Source: Pulse
The latest complaint among the Venezuelan opposition to President Hugo Chávez revolves around his decision to bring Cuban Minister of Information Technology and Communications Ramiro Valdés to Venezuela to help rectify the current electrical crisis, intensified by diminishing water levels at the country’s primary hydroelectric dam. According to a front-page warning in a recent edition of Venezuelan opposition daily El Nacional, “electrical experts and Cubans in exile” have come to the conclusion that Valdés does not possess the requisite skills to evaluate electrical crises and that his expertise is instead in internet censorship; no conclusion is offered as to how Cubans in exile spontaneously acquire expertise in whatever subject is currently being used to discredit the Castro regime.
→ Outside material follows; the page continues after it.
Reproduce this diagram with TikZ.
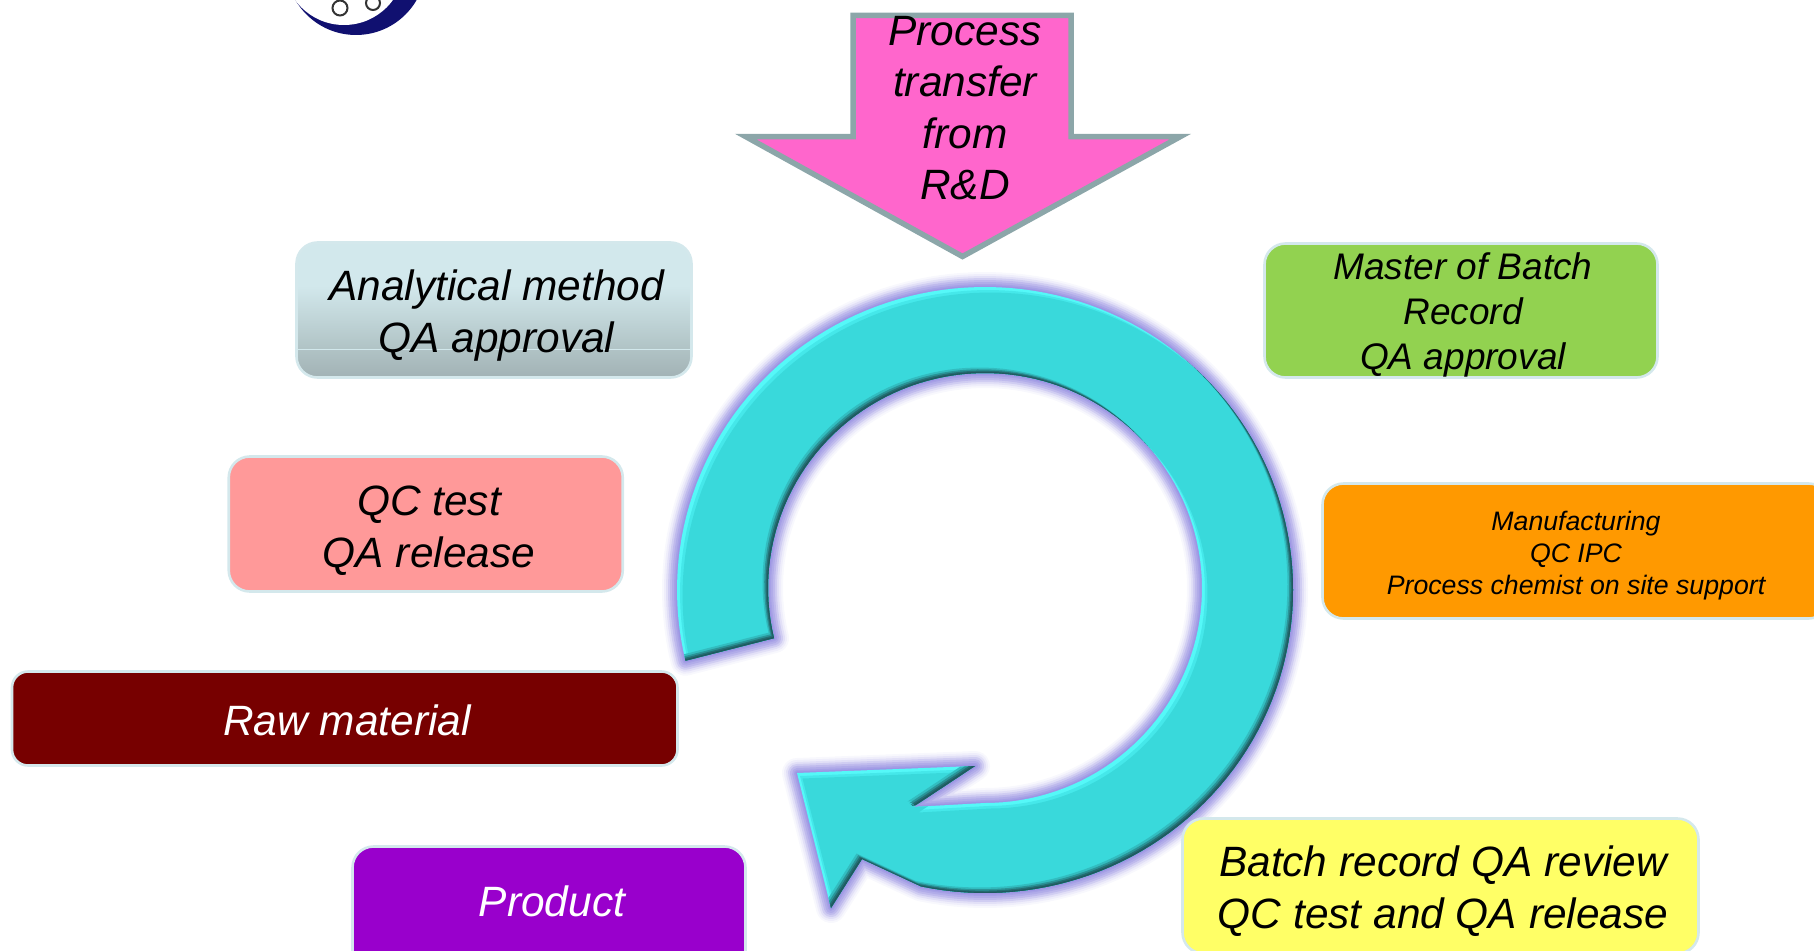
\documentclass[tikz,border=0pt]{standalone}
\usepackage{fontspec}
\setmainfont{Liberation Sans}
\definecolor{rimc}{HTML}{D4E8EC}
\definecolor{arrowrim}{HTML}{8CA6A9}
\definecolor{pinkc}{HTML}{FF66CC}
\definecolor{ringc}{HTML}{39D9DB}
\definecolor{ringl}{HTML}{55F8F8}
\definecolor{ringm}{HTML}{45E8EA}
\definecolor{glowc}{HTML}{9088E0}
\definecolor{navyc}{HTML}{101070}
\definecolor{gtop}{HTML}{D2E8EC}
\definecolor{gmid}{HTML}{B0C3C5}
\definecolor{gbot}{HTML}{A2B2B5}
\definecolor{greenc}{HTML}{92D250}
\definecolor{salmonc}{HTML}{FF9999}
\definecolor{maroonc}{HTML}{770000}
\definecolor{purplec}{HTML}{9900CC}
\definecolor{orangec}{HTML}{FF9900}
\definecolor{yellowc}{HTML}{FFFF66}
\pgfdeclareverticalshading{boxgrad}{100bp}{color(0bp)=(gbot); color(25bp)=(gbot); color(35.5bp)=(gmid); color(59bp)=(gtop); color(75bp)=(gtop); color(100bp)=(gtop)}
\def\ringpath{plot[domain=166.5:462,samples=140]({985+308*cos(\x)},{590+303*sin(\x)}) -- (862,859) -- (831,908) -- (797,773) -- (975,766) -- (913,807) -- plot[domain=450:166.5,samples=120]({985+217*cos(\x)},{588+215*sin(\x)}) -- cycle}
\tikzset{
  panel/.style={draw=rimc,line width=2.6pt,rounded corners=21pt,inner sep=0pt,outer sep=0pt},
  big/.style={font=\fontsize{42.4}{51.5}\selectfont\itshape,align=center,inner sep=0pt},
  mid/.style={font=\fontsize{37}{45}\selectfont\itshape,align=center,inner sep=0pt},
  small/.style={font=\fontsize{26.7}{32}\selectfont\itshape,align=center,inner sep=0pt},
}
\begin{document}
\begin{tikzpicture}[x=1pt,y=-1pt]
\useasboundingbox (0,0) rectangle (1814,950);
\clip (0,0) rectangle (1814,950);
% logo fragment
\fill[navyc] (356,-35) circle (70);
\fill[white] (344,-35.5) circle (60.5);
\draw[black!80,line width=2pt] (340,8) circle (7.5) (373,3) circle (7);
% ring glow
\foreach \w/\p in {30/6,26/14,22/26,18/42,14/58,10/70,6/80,3/88}
  \draw[glowc!\p!white,line width=\w pt,line join=round] \ringpath;
% ring body with bevel
\begin{scope}
  \clip \ringpath;
  \fill[ringl] (600,250) rectangle (1350,950);
  \fill[ringm,shift={(3,3)}] \ringpath;
  \fill[ringc,shift={(5.5,5.5)}] \ringpath;
  \foreach \k/\c in {5.5/32BDC0,3.8/2A9498,2.4/246F74,1.2/1F5A60}{
    \definecolor{tmpc}{HTML}{\c}
    \fill[tmpc,even odd rule,shift={(-\k,-\k)}] \ringpath (590,240) rectangle (1370,960);
  }
\end{scope}
% process transfer arrow
\draw[arrowrim,fill=pinkc,line width=5.5pt,miter limit=20]
  (853,15.5) -- (1071,15.5) -- (1071,136.5) -- (1180.5,136.5) -- (962.5,256.5) -- (745.5,136.5) -- (853,136.5) -- cycle;
\node[big] (tP) at (965,108) {Process\\transfer\\from\\R\&D};
% boxes
\node[panel,shading=boxgrad,minimum width=395pt,minimum height=135pt] (bA) at (494,310) {};
\draw[gtop,line width=1pt] (bA.west |- 0,349) -- (bA.east |- 0,349);
\node[big] (tA) at (496.5,315.5) {Analytical method\\QA approval};
\node[panel,fill=greenc,minimum width=393pt,minimum height=134pt] (bM) at (1461,310.5) {};
\node[mid] (tM) at (1463,314.5) {Master of Batch\\Record\\QA approval};
\node[panel,fill=salmonc,minimum width=394pt,minimum height=135pt] (bQ) at (425.75,524) {};
\node[big] (tQ) at (429,530.5) {QC test\\QA release};
\node[panel,fill=maroonc,rounded corners=16pt,minimum width=665.5pt,minimum height=94pt] (bR) at (344.75,718.5) {};
\node[big,text=white] (tR) at (347,720) {Raw material};
\node[panel,fill=purplec,minimum width=393pt,minimum height=135pt] (bP) at (549,914) {};
\node[big,text=white] (tPr) at (552,901) {Product};
\node[panel,fill=orangec,minimum width=507pt,minimum height=135pt] (bO) at (1576,551) {};
\node[small] (tO) at (1576,555.5) {Manufacturing\\QC IPC\\Process chemist on site support};
\node[panel,fill=yellowc,minimum width=516pt,minimum height=135pt] (bY) at (1440.5,886) {};
\node[big] (tY) at (1443,891) {Batch record QA review\\QC test and QA release};
\end{tikzpicture}
\end{document}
A gentleman I spoke with at the February 4 opposition march at Plaza Brión de Chacaíto in Caracas had a different perception of Valdés’ qualifications and informed me that the minister’s only expertise was in assassinations, honed during the Cuban Revolution. As for more recent examples of political changes of direction that had involved assassinations, the gentleman qualified last summer’s coup in Honduras as magnífico and entirely democratic; he stressed that these labels did not apply to the thwarted coup of February 4, 1992, the anniversary of which was being celebrated at the pro-Chávez rally nearby—with superior levels of attendance, music, and the color red.
The failed coup was conducted by then-Lieutenant Colonel Chávez and other officers against the government of Carlos Andrés Pérez, which had during the “Caracazo” of 1989 massacred somewhere between several hundred and several thousand opponents of Venezuelan obsequiousness vis-à-vis the International Monetary Fund. The idea that the realm of killing belongs exclusively to Ramiro Valdés of Cuba is nonetheless being fueled by the likes of Roger Noriega, former U.S. diplomat and current managing director of Visión Américas LLC, who in a February 5 article entitled “Hugo Chávez, Desperate and Dangerous” claims that “Valdes’ sinister task is to help Chávez beat back any challenges to his authority from inside his regime as he tries to crush resistance from the streets.”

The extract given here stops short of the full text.